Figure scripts
□ □ □ □ □

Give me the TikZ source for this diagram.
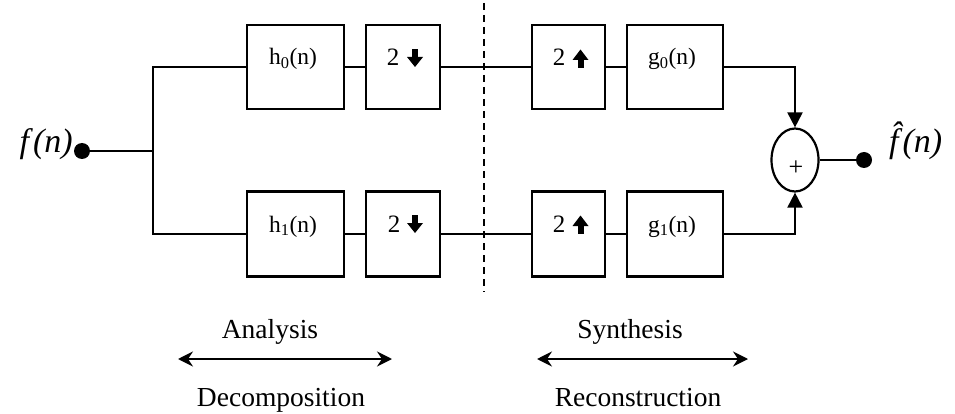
\documentclass[tikz,border=0pt]{standalone}
\usepackage{fontspec}
\setmainfont{Liberation Serif}
\usetikzlibrary{arrows.meta,shapes.geometric}
\begin{document}
\begin{tikzpicture}[x=1pt,y=-1pt,
  blk/.style={draw,line width=2.4pt,inner sep=0pt},
  wire/.style={line width=2pt},
  lbl/.style={font=\fontsize{23.5}{26}\selectfont,anchor=base,inner sep=0pt},
  twolbl/.style={font=\fontsize{25}{28}\selectfont,anchor=base,inner sep=0pt},
  captxt/.style={font=\fontsize{27.5}{30}\selectfont,anchor=base,inner sep=0pt},
  sig/.style={font=\fontsize{34}{36}\selectfont\itshape,inner sep=0pt},
  dotn/.style={circle,fill,minimum size=16pt,inner sep=0pt},
  sumarr/.style={wire,-{Triangle[width=15pt,length=15pt]}},
  dbl/.style={line width=2.2pt,{Stealth[length=15pt,width=15pt,inset=5pt]}-{Stealth[length=15pt,width=15pt,inset=5pt]}},
  pics/dnarr/.style={code={\fill (-3,-18) rectangle (3,-9);
      \fill (-8,-10) -- (8,-10) -- (0,0) -- cycle;}},
  pics/uparr/.style={code={\fill (-3,0) rectangle (3,-9);
      \fill (-8,-8) -- (8,-8) -- (0,-18.5) -- cycle;}}]
\useasboundingbox (0,0) rectangle (955,414);

% top row boxes
\node[blk,minimum width=97pt,minimum height=84pt] (h0) at (295.5,67) {};
\node[blk,minimum width=74pt,minimum height=84pt] (d0) at (403,67) {};
\node[blk,minimum width=73pt,minimum height=84pt] (u0) at (568.5,67) {};
\node[blk,minimum width=96pt,minimum height=84pt] (g0) at (675,67) {};
% bottom row boxes
\node[blk,minimum width=97pt,minimum height=85pt] (h1) at (295.5,234) {};
\node[blk,minimum width=74pt,minimum height=85pt] (d1) at (403,234) {};
\node[blk,minimum width=73pt,minimum height=85pt] (u1) at (568.5,234) {};
\node[blk,minimum width=96pt,minimum height=85pt] (g1) at (675,234) {};

% box labels
\node[lbl] (h0t) at (293,65) {h\textsubscript{0}(n)};
\node[lbl] (g0t) at (672,65) {g\textsubscript{0}(n)};
\node[lbl] (h1t) at (293,232) {h\textsubscript{1}(n)};
\node[lbl] (g1t) at (672,232) {g\textsubscript{1}(n)};
\node[twolbl] (d0t) at (393,66) {2};
\node[twolbl] (u0t) at (559,66) {2};
\node[twolbl] (d1t) at (394,232) {2};
\node[twolbl] (u1t) at (559,232) {2};
\pic at (415,67) {dnarr};
\pic at (415,233) {dnarr};
\pic at (580.5,68) {uparr};
\pic at (580.5,234) {uparr};

% summation
\node[draw,ellipse,line width=2.2pt,minimum width=47pt,minimum height=63pt,inner sep=0pt] (sum) at (795,160) {};
\node[font=\fontsize{26}{28}\selectfont,inner sep=0pt] (plus) at (796,168) {+};

% input / output
\node[dotn] (in) at (82,151) {};
\node[dotn] (out) at (864,160) {};
\node[sig,anchor=base east] (fin) at (73,153) {f\kern4pt(n)};
\node[sig,anchor=base west] (fout) at (889,153) {\^{f}\kern4pt(n)};

\coordinate (j0) at (153,67);
\coordinate (jm) at (153,151);
\coordinate (j1) at (153,234);

% wires
\draw[wire] (in) -- (jm);
\draw[wire] (h0) -- (j0) -- (j1) -- (h1);
\draw[wire] (h0) -- (d0);
\draw[wire] (d0) -- (u0);
\draw[wire] (u0) -- (g0);
\draw[wire] (h1) -- (d1);
\draw[wire] (d1) -- (u1);
\draw[wire] (u1) -- (g1);
\draw[sumarr] (g0) -| (sum);
\draw[sumarr] (g1) -| (sum);
\draw[wire] (sum) -- (out);

% dashed divider
\coordinate (dt) at (484,3);
\coordinate (db) at (484,292);
\draw[line width=2.4pt,dash pattern=on 7pt off 5pt] (dt) -- (db);

% bottom captions
\node[captxt] (ana) at (270,338) {Analysis};
\node[captxt] (dec) at (281,406) {Decomposition};
\node[captxt] (syn) at (630,338) {Synthesis};
\node[captxt] (rec) at (638,406) {Reconstruction};
\coordinate (al) at (178,359);
\coordinate (ar) at (392,359);
\coordinate (sl) at (537,359);
\coordinate (sr) at (748,359);
\draw[dbl] (al) -- (ar);
\draw[dbl] (sl) -- (sr);
\end{tikzpicture}
\end{document}
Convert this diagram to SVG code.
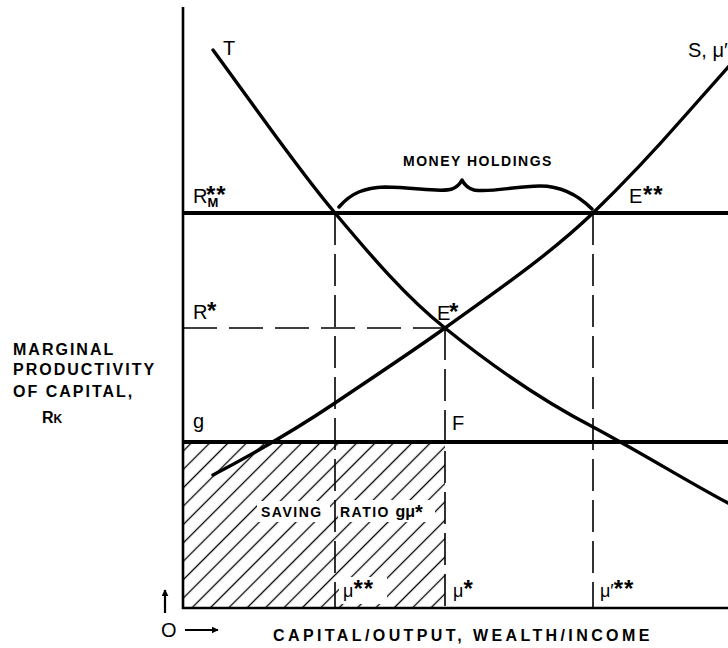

□ □ □ □ □

■ **Problem**:
Output every entry word for word, but omit the pictures.

■ **Worked answer**:
Give me the TikZ source for this diagram.
\documentclass[tikz,border=0pt]{standalone}
\usepackage{fontspec}
\setmainfont{Liberation Serif}
\usetikzlibrary{arrows.meta,shapes.geometric}
\begin{document}
\begin{tikzpicture}[x=1pt,y=-1pt,
  blk/.style={draw,line width=2.4pt,inner sep=0pt},
  wire/.style={line width=2pt},
  lbl/.style={font=\fontsize{23.5}{26}\selectfont,anchor=base,inner sep=0pt},
  twolbl/.style={font=\fontsize{25}{28}\selectfont,anchor=base,inner sep=0pt},
  captxt/.style={font=\fontsize{27.5}{30}\selectfont,anchor=base,inner sep=0pt},
  sig/.style={font=\fontsize{34}{36}\selectfont\itshape,inner sep=0pt},
  dotn/.style={circle,fill,minimum size=16pt,inner sep=0pt},
  sumarr/.style={wire,-{Triangle[width=15pt,length=15pt]}},
  dbl/.style={line width=2.2pt,{Stealth[length=15pt,width=15pt,inset=5pt]}-{Stealth[length=15pt,width=15pt,inset=5pt]}},
  pics/dnarr/.style={code={\fill (-3,-18) rectangle (3,-9);
      \fill (-8,-10) -- (8,-10) -- (0,0) -- cycle;}},
  pics/uparr/.style={code={\fill (-3,0) rectangle (3,-9);
      \fill (-8,-8) -- (8,-8) -- (0,-18.5) -- cycle;}}]
\useasboundingbox (0,0) rectangle (955,414);

% top row boxes
\node[blk,minimum width=97pt,minimum height=84pt] (h0) at (295.5,67) {};
\node[blk,minimum width=74pt,minimum height=84pt] (d0) at (403,67) {};
\node[blk,minimum width=73pt,minimum height=84pt] (u0) at (568.5,67) {};
\node[blk,minimum width=96pt,minimum height=84pt] (g0) at (675,67) {};
% bottom row boxes
\node[blk,minimum width=97pt,minimum height=85pt] (h1) at (295.5,234) {};
\node[blk,minimum width=74pt,minimum height=85pt] (d1) at (403,234) {};
\node[blk,minimum width=73pt,minimum height=85pt] (u1) at (568.5,234) {};
\node[blk,minimum width=96pt,minimum height=85pt] (g1) at (675,234) {};

% box labels
\node[lbl] (h0t) at (293,65) {h\textsubscript{0}(n)};
\node[lbl] (g0t) at (672,65) {g\textsubscript{0}(n)};
\node[lbl] (h1t) at (293,232) {h\textsubscript{1}(n)};
\node[lbl] (g1t) at (672,232) {g\textsubscript{1}(n)};
\node[twolbl] (d0t) at (393,66) {2};
\node[twolbl] (u0t) at (559,66) {2};
\node[twolbl] (d1t) at (394,232) {2};
\node[twolbl] (u1t) at (559,232) {2};
\pic at (415,67) {dnarr};
\pic at (415,233) {dnarr};
\pic at (580.5,68) {uparr};
\pic at (580.5,234) {uparr};

% summation
\node[draw,ellipse,line width=2.2pt,minimum width=47pt,minimum height=63pt,inner sep=0pt] (sum) at (795,160) {};
\node[font=\fontsize{26}{28}\selectfont,inner sep=0pt] (plus) at (796,168) {+};

% input / output
\node[dotn] (in) at (82,151) {};
\node[dotn] (out) at (864,160) {};
\node[sig,anchor=base east] (fin) at (73,153) {f\kern4pt(n)};
\node[sig,anchor=base west] (fout) at (889,153) {\^{f}\kern4pt(n)};

\coordinate (j0) at (153,67);
\coordinate (jm) at (153,151);
\coordinate (j1) at (153,234);

% wires
\draw[wire] (in) -- (jm);
\draw[wire] (h0) -- (j0) -- (j1) -- (h1);
\draw[wire] (h0) -- (d0);
\draw[wire] (d0) -- (u0);
\draw[wire] (u0) -- (g0);
\draw[wire] (h1) -- (d1);
\draw[wire] (d1) -- (u1);
\draw[wire] (u1) -- (g1);
\draw[sumarr] (g0) -| (sum);
\draw[sumarr] (g1) -| (sum);
\draw[wire] (sum) -- (out);

% dashed divider
\coordinate (dt) at (484,3);
\coordinate (db) at (484,292);
\draw[line width=2.4pt,dash pattern=on 7pt off 5pt] (dt) -- (db);

% bottom captions
\node[captxt] (ana) at (270,338) {Analysis};
\node[captxt] (dec) at (281,406) {Decomposition};
\node[captxt] (syn) at (630,338) {Synthesis};
\node[captxt] (rec) at (638,406) {Reconstruction};
\coordinate (al) at (178,359);
\coordinate (ar) at (392,359);
\coordinate (sl) at (537,359);
\coordinate (sr) at (748,359);
\draw[dbl] (al) -- (ar);
\draw[dbl] (sl) -- (sr);
\end{tikzpicture}
\end{document}
Convert this diagram to SVG code.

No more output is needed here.